EXERCISE DESCRIPTION:
Repeat only what lies from the line with "Generate a web" to the line with "const yTicks = [-100, 0, 100, 200, 300, 400, 500, 600];", those two lines included, exactly as it stands; omit any images.

DATA LINES:
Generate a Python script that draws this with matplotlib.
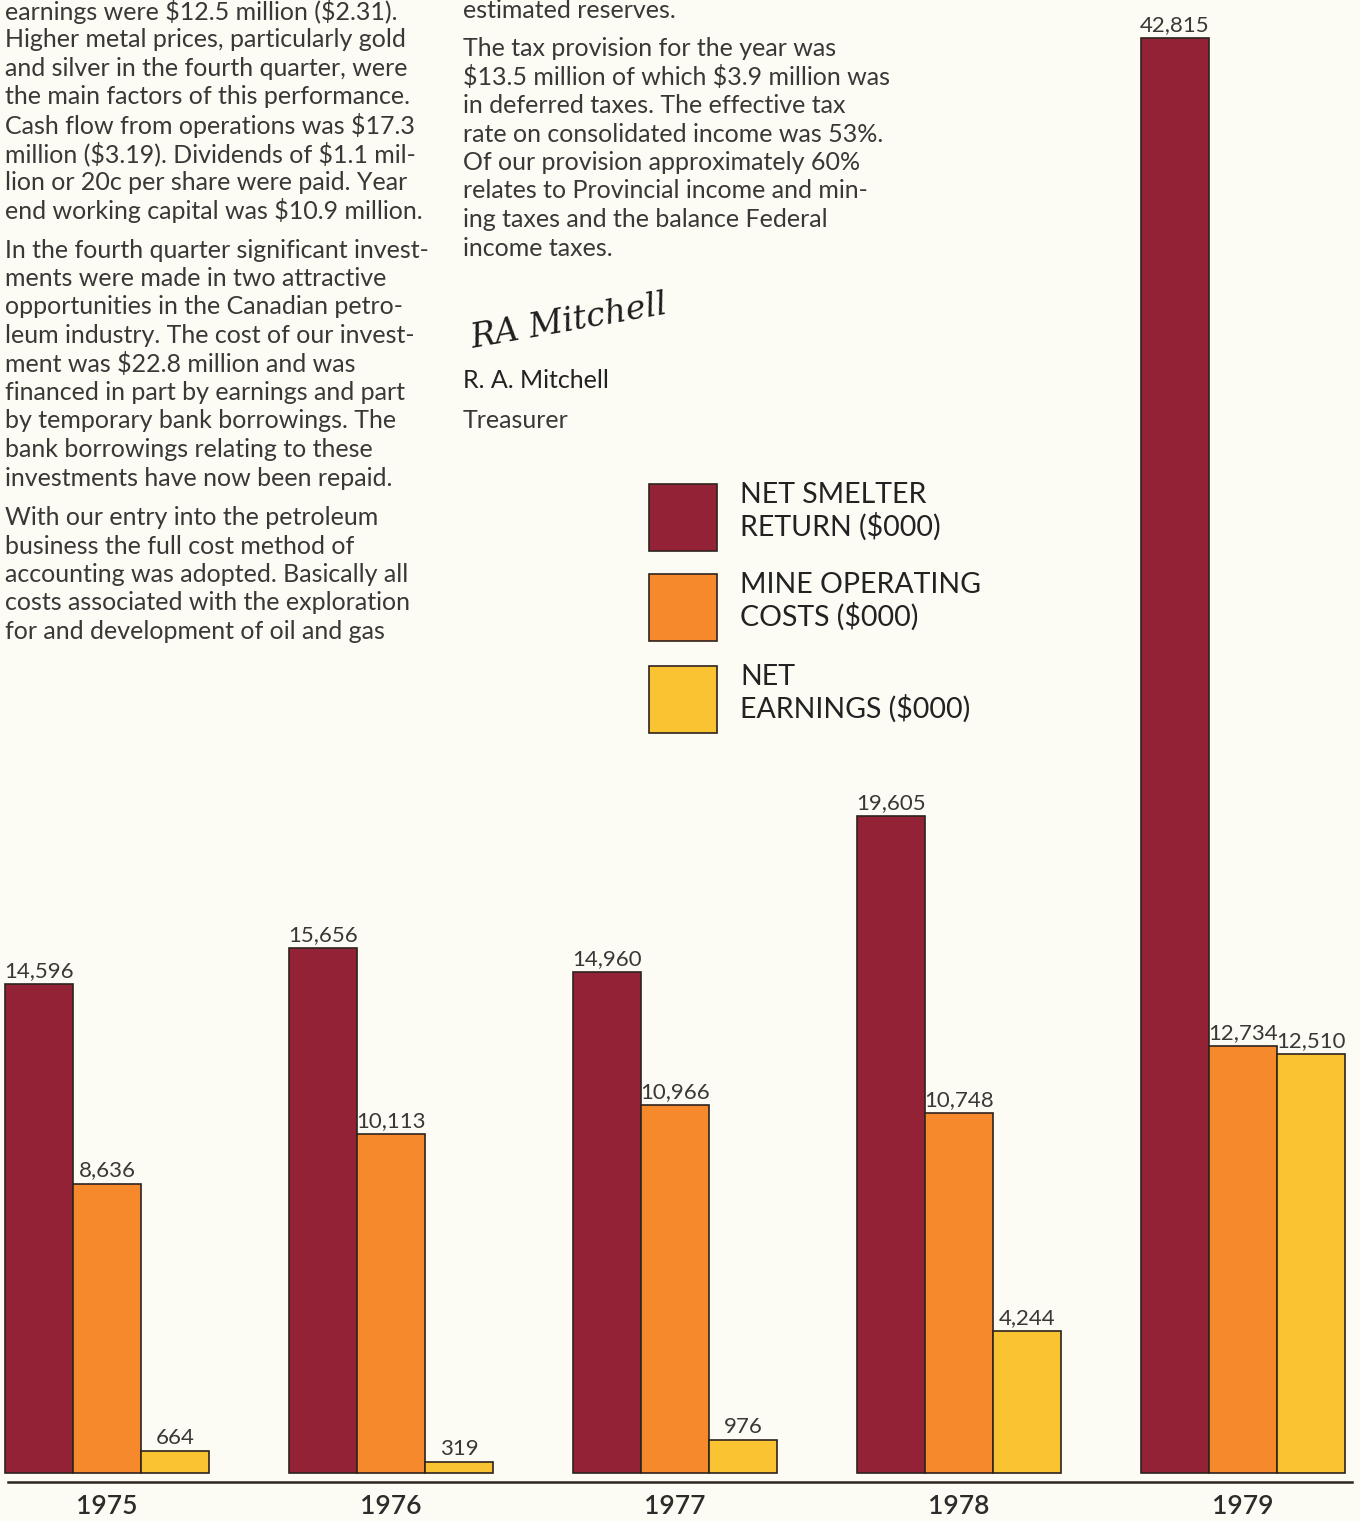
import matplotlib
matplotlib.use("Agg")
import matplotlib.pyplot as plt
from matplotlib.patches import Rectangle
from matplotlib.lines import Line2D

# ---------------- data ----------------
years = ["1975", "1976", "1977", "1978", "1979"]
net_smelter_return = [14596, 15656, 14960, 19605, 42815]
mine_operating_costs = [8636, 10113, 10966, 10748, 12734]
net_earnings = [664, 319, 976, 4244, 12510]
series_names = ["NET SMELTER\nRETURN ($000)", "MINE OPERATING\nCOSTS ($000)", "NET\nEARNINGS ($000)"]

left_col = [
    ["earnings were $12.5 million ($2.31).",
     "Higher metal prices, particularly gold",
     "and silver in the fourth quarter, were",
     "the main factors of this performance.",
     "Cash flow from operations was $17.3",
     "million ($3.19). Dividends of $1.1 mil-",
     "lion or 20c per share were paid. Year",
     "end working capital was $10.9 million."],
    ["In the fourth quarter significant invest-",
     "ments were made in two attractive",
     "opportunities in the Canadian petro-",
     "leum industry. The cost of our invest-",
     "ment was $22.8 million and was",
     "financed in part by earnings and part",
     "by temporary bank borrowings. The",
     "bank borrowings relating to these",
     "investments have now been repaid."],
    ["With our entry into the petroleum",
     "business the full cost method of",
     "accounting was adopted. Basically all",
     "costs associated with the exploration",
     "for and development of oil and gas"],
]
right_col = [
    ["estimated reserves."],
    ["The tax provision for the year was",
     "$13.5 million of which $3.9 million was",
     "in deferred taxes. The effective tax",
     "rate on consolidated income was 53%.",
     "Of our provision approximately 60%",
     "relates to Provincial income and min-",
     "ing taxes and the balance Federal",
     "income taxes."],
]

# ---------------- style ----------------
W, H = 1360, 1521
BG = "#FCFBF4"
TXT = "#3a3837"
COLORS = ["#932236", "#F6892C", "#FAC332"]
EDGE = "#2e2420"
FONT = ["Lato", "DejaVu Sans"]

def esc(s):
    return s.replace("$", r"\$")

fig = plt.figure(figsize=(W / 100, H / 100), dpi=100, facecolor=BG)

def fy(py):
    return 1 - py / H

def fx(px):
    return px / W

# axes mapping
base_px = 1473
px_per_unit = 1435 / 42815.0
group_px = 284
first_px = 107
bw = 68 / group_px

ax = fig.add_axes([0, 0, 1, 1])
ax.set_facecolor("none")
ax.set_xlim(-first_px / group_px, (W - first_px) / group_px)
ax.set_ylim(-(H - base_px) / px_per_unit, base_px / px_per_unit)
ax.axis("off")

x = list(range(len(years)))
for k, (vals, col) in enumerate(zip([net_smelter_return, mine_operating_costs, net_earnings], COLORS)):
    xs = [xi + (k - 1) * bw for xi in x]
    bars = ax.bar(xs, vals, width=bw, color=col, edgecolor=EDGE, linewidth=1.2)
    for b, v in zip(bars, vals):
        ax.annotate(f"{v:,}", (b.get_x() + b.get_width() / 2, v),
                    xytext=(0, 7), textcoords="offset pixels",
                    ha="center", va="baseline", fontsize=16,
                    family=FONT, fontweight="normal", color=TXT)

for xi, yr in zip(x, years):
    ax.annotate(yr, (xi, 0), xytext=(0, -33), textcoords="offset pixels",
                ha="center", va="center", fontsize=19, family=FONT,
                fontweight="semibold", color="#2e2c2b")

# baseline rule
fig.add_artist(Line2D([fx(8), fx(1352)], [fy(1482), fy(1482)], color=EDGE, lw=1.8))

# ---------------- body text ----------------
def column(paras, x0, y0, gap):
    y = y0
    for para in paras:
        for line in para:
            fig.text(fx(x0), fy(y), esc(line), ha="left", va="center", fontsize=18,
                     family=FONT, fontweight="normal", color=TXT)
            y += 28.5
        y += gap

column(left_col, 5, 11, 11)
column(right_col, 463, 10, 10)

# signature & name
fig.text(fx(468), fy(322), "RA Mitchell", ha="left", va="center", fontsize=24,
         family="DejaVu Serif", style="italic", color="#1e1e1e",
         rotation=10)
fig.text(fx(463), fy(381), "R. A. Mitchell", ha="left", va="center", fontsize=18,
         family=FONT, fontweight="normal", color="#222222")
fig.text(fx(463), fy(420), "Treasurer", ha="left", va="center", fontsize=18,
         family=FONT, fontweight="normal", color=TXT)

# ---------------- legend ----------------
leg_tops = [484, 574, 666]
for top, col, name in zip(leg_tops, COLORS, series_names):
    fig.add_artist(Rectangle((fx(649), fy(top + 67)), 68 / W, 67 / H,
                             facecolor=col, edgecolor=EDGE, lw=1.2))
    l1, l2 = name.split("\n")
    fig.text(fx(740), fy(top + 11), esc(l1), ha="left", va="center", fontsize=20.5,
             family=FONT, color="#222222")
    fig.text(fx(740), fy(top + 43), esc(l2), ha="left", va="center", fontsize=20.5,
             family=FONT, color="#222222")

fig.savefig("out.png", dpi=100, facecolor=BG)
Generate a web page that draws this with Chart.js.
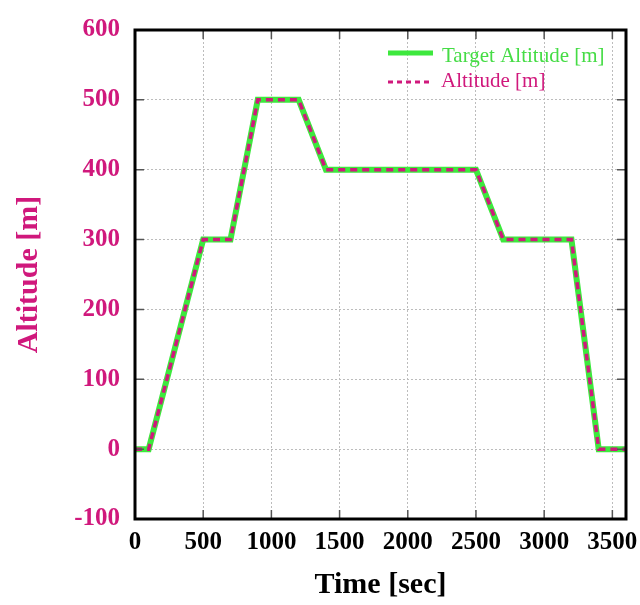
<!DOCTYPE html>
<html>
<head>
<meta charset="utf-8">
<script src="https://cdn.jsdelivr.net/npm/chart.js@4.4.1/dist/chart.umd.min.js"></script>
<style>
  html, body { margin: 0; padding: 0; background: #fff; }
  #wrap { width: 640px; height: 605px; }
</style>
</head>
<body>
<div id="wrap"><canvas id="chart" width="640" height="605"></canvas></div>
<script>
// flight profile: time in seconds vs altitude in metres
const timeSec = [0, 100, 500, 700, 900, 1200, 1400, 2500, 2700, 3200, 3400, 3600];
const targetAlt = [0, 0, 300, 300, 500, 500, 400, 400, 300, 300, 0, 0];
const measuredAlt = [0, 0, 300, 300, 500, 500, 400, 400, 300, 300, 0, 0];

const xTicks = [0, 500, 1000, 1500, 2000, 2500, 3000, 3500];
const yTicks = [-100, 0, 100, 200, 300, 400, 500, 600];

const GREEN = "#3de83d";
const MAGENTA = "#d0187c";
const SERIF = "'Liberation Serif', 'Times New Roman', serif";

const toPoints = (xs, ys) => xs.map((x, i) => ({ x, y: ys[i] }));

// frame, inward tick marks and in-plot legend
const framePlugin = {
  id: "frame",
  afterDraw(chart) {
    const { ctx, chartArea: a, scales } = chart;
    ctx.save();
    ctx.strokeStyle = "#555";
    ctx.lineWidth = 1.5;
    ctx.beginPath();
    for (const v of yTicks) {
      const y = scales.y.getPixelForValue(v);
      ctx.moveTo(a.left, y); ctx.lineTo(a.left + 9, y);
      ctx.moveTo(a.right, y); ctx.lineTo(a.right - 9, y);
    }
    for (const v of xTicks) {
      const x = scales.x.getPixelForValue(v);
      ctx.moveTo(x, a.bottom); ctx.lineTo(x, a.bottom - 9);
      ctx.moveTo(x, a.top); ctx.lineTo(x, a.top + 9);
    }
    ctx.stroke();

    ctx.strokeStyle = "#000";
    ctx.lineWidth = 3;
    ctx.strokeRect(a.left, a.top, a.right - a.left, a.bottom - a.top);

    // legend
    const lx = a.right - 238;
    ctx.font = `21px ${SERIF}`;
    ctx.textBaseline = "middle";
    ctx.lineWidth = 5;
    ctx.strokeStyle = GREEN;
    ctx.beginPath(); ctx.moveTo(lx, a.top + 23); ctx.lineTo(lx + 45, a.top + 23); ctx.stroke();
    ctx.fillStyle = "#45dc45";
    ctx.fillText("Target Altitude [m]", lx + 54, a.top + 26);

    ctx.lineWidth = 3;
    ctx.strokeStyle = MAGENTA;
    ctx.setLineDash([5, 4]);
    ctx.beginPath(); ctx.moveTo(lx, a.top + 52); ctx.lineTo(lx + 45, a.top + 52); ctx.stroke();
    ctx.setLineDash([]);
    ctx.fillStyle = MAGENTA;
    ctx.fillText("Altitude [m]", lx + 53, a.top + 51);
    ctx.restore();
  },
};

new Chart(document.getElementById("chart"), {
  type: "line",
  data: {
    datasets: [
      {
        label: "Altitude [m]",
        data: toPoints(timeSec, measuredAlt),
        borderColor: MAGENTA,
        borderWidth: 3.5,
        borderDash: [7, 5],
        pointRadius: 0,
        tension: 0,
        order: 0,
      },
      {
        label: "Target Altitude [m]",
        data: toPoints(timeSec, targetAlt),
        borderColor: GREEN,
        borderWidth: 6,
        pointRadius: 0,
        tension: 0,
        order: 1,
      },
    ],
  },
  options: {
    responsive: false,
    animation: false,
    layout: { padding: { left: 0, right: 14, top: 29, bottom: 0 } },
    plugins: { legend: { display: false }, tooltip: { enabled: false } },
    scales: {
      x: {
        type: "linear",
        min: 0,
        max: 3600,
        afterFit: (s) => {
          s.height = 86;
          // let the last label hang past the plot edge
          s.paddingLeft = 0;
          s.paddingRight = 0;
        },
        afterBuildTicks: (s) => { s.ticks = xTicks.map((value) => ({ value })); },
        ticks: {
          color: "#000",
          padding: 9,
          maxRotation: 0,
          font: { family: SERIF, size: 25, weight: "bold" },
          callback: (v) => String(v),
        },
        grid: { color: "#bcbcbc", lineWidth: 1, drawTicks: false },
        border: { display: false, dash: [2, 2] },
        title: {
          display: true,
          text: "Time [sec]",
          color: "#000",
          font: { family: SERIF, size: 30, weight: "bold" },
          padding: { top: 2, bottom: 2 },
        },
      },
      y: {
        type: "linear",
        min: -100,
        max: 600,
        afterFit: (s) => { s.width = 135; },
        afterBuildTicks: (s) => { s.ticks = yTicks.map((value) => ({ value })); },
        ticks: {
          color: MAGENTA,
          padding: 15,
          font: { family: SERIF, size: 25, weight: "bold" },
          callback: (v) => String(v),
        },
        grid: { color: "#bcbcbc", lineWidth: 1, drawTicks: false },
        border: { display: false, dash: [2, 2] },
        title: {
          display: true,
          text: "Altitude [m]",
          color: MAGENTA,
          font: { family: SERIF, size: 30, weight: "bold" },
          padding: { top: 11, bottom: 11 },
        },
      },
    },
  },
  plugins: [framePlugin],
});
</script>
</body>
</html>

COMPLETED EXERCISE:
Generate a web page that draws this with Chart.js.
<!DOCTYPE html>
<html>
<head>
<meta charset="utf-8">
<script src="https://cdn.jsdelivr.net/npm/chart.js@4.4.1/dist/chart.umd.min.js"></script>
<style>
  html, body { margin: 0; padding: 0; background: #fff; }
  #wrap { width: 640px; height: 605px; }
</style>
</head>
<body>
<div id="wrap"><canvas id="chart" width="640" height="605"></canvas></div>
<script>
// flight profile: time in seconds vs altitude in metres
const timeSec = [0, 100, 500, 700, 900, 1200, 1400, 2500, 2700, 3200, 3400, 3600];
const targetAlt = [0, 0, 300, 300, 500, 500, 400, 400, 300, 300, 0, 0];
const measuredAlt = [0, 0, 300, 300, 500, 500, 400, 400, 300, 300, 0, 0];

const xTicks = [0, 500, 1000, 1500, 2000, 2500, 3000, 3500];
const yTicks = [-100, 0, 100, 200, 300, 400, 500, 600];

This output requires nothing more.